Candace Bushnell's 'Sex and the City' Show at The Artscape: Beyond Fashion and Feminism

I recently had the opportunity to attend Candace Bushnell's "Sex and the City" show at Artscape. Not being a die-hard follower of the series, I walked in with no preconceived expectations. My connection to the show had always been centered around its iconic fashion, which I've admired since its inception. Although I couldn't directly relate to the themes presented in the show, I was intrigued by the chance to witness it live. By the time "Sex and the City" arrived in South Africa, I was already married and pursuing a successful career, firmly believing that women could indeed have it all with the right partner.

My primary motivation for attending the show was, as I mentioned, the fashion, but little did I know that it would shed light on the fact that the life of Carrie Bradshaw was rooted in Candace Bushnell's own experiences. However, the show's format left me somewhat disappointed, feeling outdated both in terms of the outfits and the frequent provocative scenes, reminiscent of something out of a Sharon Stone film.

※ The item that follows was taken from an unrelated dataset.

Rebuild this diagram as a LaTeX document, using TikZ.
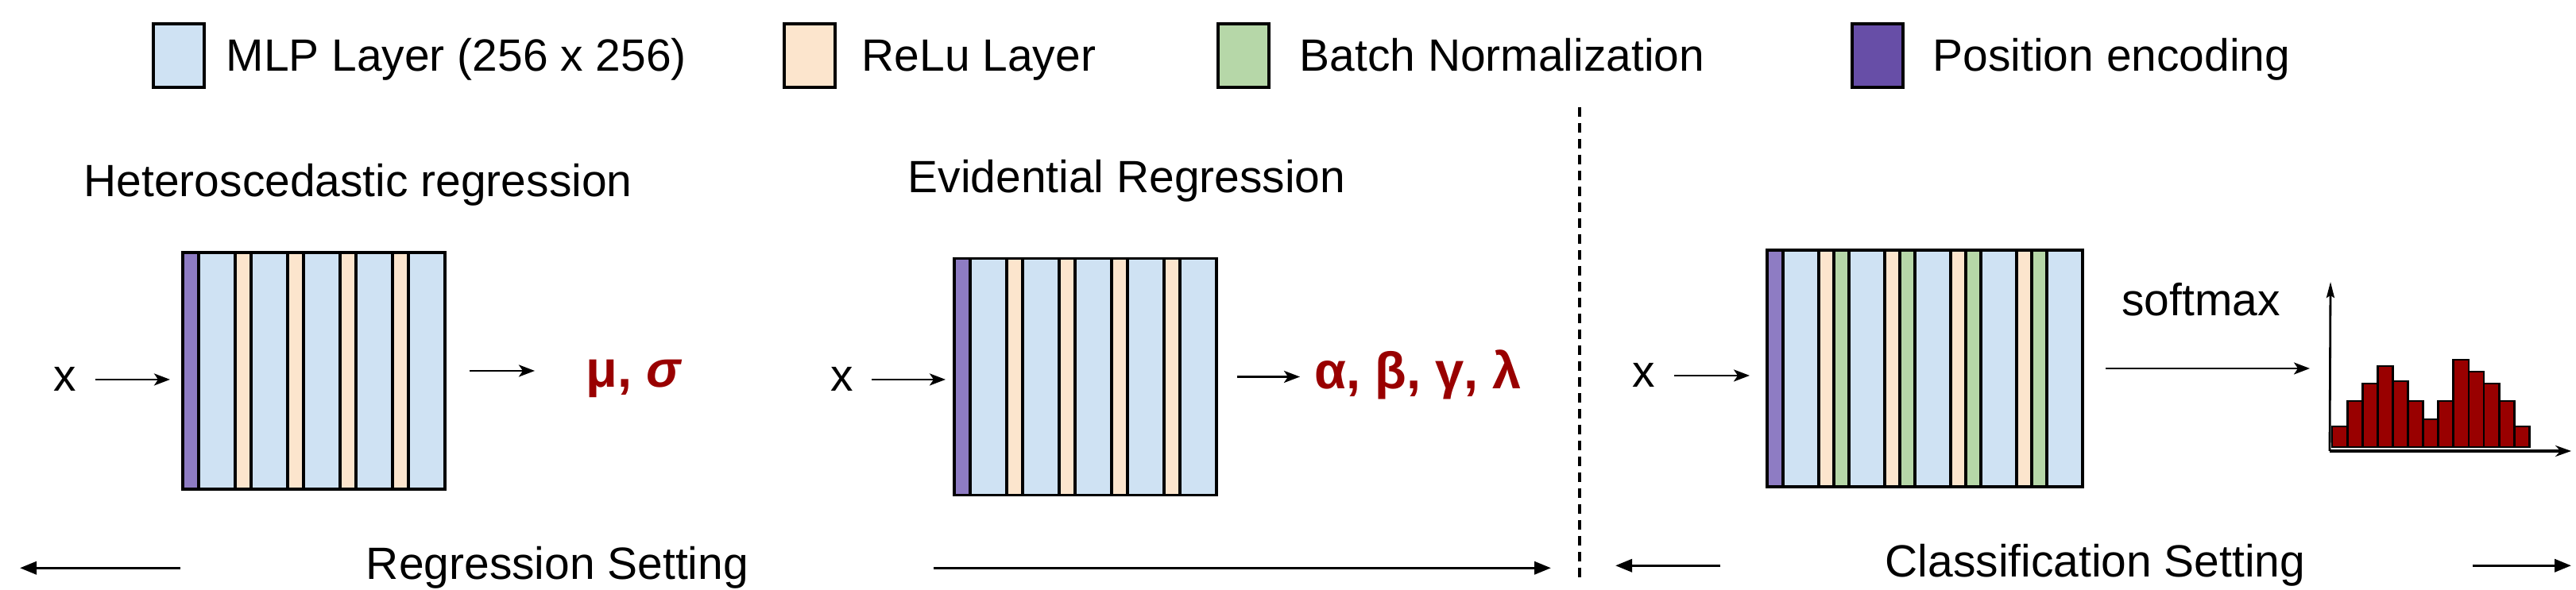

One cannot deny the remarkable journey and success that Candace Bushnell has achieved. Yet, I found myself pondering a question throughout the show: Why, at the age of 64, did she feel the need to create a one-woman show to recount the origins of "Sex and the City"? Was she attempting to champion a feminist movement that resonated with her series' viewers? The audience's reactions, especially from the women seated in front of me, suggested that Bushnell has a dedicated following who admire the life lessons she imparts in her show. Some of these lessons include beliefs that men always lie, married women avoid befriending single women, all men cheat, and all marriages are not what they appear to be on the surface.

So, what exactly is this show trying to promote? Is it a message of distrust in men? Does it convey that true love is a myth, and women must be like a "Mr. Big" to attain what they desire? Does becoming a "Mr. Big" mean emulating men in terms of casual relationships? As someone celebrating my 21st anniversary with the love of my life, having only truly loved one man, I can't help but challenge these notions. In my experience, men are just as capable of loving deeply as women. I refuse to believe that I'm the only woman who feels this way.

In today's climate, discussions about men often revolve around their shortcomings in treating women with the respect they deserve. Unfortunately, there is limited conversation about the men who genuinely respect and wholeheartedly love the women in their lives. It's my sincere hope that this conversation begins soon. As a mother of two young men, I hope they never feel automatically categorized as unworthy partners simply because they are male. It's essential to recognize that goodness exists in all genders, and we should promote the idea that love, respect, and equality are values to be celebrated by everyone.